# Task directions:
Write out each line in which the string "that" is present.

# Material:
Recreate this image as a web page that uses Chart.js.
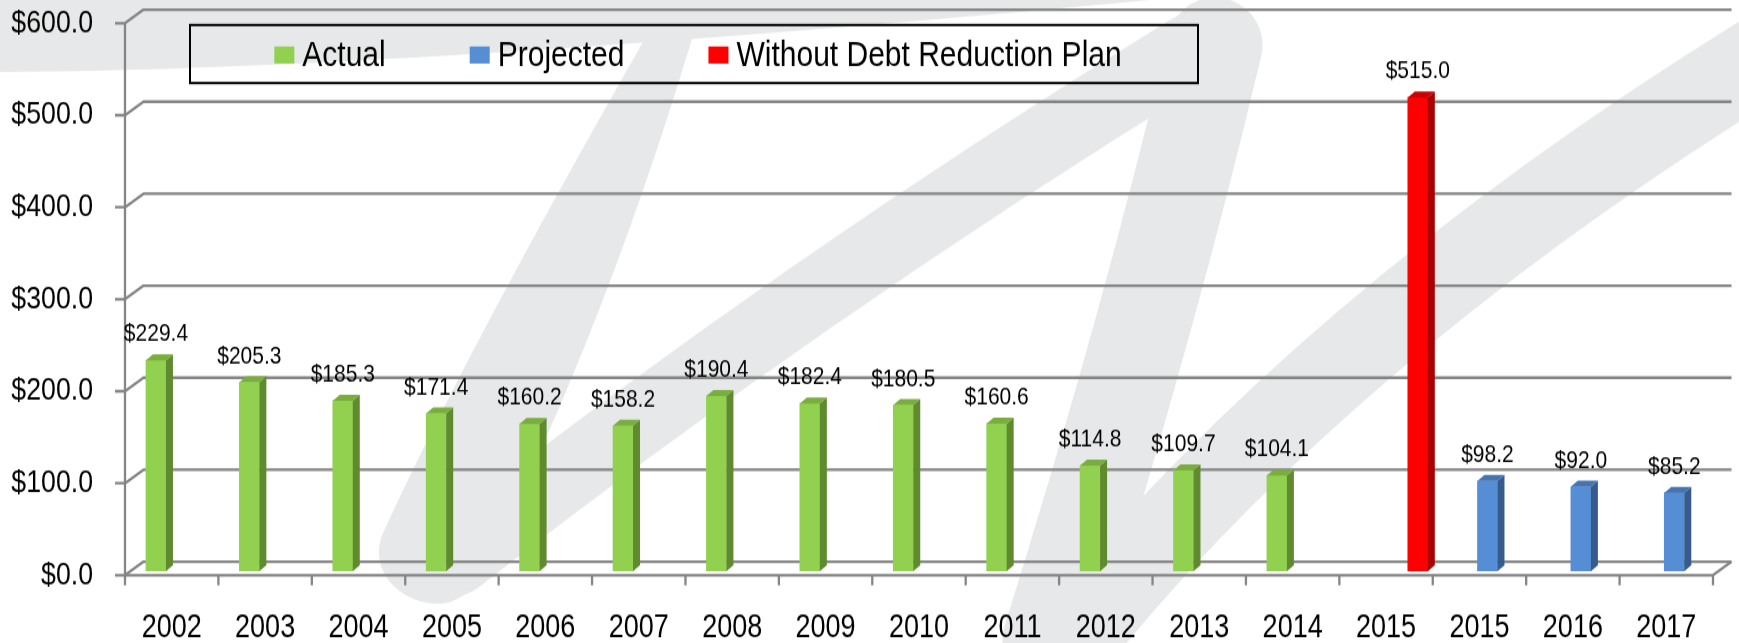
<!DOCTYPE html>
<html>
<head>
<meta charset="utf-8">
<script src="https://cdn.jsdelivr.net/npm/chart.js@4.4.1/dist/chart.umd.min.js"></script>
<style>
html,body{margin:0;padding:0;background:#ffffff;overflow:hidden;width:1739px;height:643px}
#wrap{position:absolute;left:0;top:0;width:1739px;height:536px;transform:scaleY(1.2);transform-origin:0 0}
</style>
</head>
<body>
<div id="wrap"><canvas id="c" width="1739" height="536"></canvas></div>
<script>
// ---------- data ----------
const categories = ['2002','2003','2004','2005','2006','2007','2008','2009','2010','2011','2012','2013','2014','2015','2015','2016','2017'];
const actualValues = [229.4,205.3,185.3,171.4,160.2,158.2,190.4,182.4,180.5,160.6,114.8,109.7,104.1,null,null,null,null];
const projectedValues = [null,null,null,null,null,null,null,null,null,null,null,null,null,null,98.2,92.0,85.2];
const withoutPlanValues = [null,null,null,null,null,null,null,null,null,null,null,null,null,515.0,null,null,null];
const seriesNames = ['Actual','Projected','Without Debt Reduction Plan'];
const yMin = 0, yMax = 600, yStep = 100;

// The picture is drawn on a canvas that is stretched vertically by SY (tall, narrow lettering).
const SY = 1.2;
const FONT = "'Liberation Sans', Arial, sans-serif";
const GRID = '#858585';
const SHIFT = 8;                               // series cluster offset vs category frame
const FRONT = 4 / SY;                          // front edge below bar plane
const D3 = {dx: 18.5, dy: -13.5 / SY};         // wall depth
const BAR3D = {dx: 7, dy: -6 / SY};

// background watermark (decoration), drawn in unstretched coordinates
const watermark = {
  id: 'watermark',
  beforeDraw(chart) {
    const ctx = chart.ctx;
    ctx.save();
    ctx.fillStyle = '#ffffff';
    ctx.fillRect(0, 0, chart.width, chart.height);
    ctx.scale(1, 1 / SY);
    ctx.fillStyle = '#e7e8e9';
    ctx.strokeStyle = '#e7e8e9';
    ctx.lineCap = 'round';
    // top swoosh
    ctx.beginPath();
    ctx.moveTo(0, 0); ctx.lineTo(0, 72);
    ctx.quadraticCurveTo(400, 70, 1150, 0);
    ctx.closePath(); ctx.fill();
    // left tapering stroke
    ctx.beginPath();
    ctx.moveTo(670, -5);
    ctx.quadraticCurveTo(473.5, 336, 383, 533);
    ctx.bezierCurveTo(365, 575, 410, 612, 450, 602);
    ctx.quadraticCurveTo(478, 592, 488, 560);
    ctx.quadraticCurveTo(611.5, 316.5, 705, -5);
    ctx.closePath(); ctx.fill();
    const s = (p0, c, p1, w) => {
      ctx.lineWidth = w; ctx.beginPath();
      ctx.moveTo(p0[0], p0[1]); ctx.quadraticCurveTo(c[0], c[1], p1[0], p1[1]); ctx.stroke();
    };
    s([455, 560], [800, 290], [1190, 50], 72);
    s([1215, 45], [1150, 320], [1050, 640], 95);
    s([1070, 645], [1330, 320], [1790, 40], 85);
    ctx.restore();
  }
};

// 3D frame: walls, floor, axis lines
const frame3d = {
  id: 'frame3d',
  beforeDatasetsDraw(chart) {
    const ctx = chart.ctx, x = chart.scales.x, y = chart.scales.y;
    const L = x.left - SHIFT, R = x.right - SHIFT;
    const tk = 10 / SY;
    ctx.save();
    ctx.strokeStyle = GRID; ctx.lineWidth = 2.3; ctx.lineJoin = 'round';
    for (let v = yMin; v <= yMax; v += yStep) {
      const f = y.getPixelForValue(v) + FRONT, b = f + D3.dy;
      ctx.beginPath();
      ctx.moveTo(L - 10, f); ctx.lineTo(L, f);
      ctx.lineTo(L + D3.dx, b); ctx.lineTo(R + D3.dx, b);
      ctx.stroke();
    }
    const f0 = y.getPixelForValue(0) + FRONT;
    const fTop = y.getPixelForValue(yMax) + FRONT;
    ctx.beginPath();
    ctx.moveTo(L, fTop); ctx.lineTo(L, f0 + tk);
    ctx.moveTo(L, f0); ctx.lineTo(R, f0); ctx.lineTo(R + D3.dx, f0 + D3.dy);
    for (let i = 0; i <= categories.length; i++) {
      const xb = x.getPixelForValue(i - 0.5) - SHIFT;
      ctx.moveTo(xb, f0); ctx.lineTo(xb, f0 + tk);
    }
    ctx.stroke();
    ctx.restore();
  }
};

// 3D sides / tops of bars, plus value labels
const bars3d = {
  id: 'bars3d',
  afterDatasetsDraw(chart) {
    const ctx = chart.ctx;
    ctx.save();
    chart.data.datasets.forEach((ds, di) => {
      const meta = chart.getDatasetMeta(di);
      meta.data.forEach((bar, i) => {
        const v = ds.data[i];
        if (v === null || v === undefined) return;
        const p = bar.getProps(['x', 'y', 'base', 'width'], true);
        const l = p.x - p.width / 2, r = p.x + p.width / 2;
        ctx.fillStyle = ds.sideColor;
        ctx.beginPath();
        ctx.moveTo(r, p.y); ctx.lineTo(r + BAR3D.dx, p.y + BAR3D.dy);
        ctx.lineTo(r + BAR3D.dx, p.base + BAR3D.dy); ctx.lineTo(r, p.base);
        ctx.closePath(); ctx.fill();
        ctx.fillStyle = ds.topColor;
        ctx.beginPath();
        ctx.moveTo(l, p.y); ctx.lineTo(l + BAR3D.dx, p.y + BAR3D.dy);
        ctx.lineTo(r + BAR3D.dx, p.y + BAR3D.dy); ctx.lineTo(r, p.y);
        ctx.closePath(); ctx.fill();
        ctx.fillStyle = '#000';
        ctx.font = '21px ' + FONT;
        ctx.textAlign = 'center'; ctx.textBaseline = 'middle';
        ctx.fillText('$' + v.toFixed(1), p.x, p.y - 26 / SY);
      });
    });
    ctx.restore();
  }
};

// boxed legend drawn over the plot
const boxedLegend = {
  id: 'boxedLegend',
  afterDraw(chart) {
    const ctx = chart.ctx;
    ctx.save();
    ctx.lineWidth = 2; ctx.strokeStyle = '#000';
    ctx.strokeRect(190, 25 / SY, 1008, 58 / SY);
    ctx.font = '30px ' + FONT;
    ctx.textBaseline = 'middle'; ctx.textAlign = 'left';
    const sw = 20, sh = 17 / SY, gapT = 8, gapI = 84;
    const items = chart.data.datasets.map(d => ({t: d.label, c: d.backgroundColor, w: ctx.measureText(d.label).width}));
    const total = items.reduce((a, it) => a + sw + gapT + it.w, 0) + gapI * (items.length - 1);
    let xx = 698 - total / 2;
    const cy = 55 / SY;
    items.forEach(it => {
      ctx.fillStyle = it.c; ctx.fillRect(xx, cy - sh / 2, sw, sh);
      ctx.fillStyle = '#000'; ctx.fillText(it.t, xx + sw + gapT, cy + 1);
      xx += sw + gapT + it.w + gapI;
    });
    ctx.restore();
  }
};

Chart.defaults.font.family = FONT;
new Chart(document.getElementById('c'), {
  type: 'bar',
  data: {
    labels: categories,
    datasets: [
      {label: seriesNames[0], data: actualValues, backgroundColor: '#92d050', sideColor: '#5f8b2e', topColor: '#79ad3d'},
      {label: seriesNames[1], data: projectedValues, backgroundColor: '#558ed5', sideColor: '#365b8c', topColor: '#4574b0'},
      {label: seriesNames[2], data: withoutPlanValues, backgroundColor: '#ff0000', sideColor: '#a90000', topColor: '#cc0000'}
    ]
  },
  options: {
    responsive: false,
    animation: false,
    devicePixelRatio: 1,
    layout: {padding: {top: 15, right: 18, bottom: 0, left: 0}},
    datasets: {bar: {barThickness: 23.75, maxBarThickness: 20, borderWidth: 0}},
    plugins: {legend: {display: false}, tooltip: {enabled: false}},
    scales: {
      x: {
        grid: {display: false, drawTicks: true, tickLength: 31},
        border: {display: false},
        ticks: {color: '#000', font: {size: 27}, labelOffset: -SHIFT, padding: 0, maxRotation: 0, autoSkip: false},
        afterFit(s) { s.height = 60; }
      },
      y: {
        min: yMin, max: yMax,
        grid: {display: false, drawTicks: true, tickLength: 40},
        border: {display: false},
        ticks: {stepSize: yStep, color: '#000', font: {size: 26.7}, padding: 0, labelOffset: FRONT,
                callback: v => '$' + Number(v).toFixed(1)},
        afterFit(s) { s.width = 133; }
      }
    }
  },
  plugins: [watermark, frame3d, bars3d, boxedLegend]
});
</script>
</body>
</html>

# Result:
Recreate this image as a web page that uses Chart.js.
// The picture is drawn on a canvas that is stretched vertically by SY (tall, narrow lettering).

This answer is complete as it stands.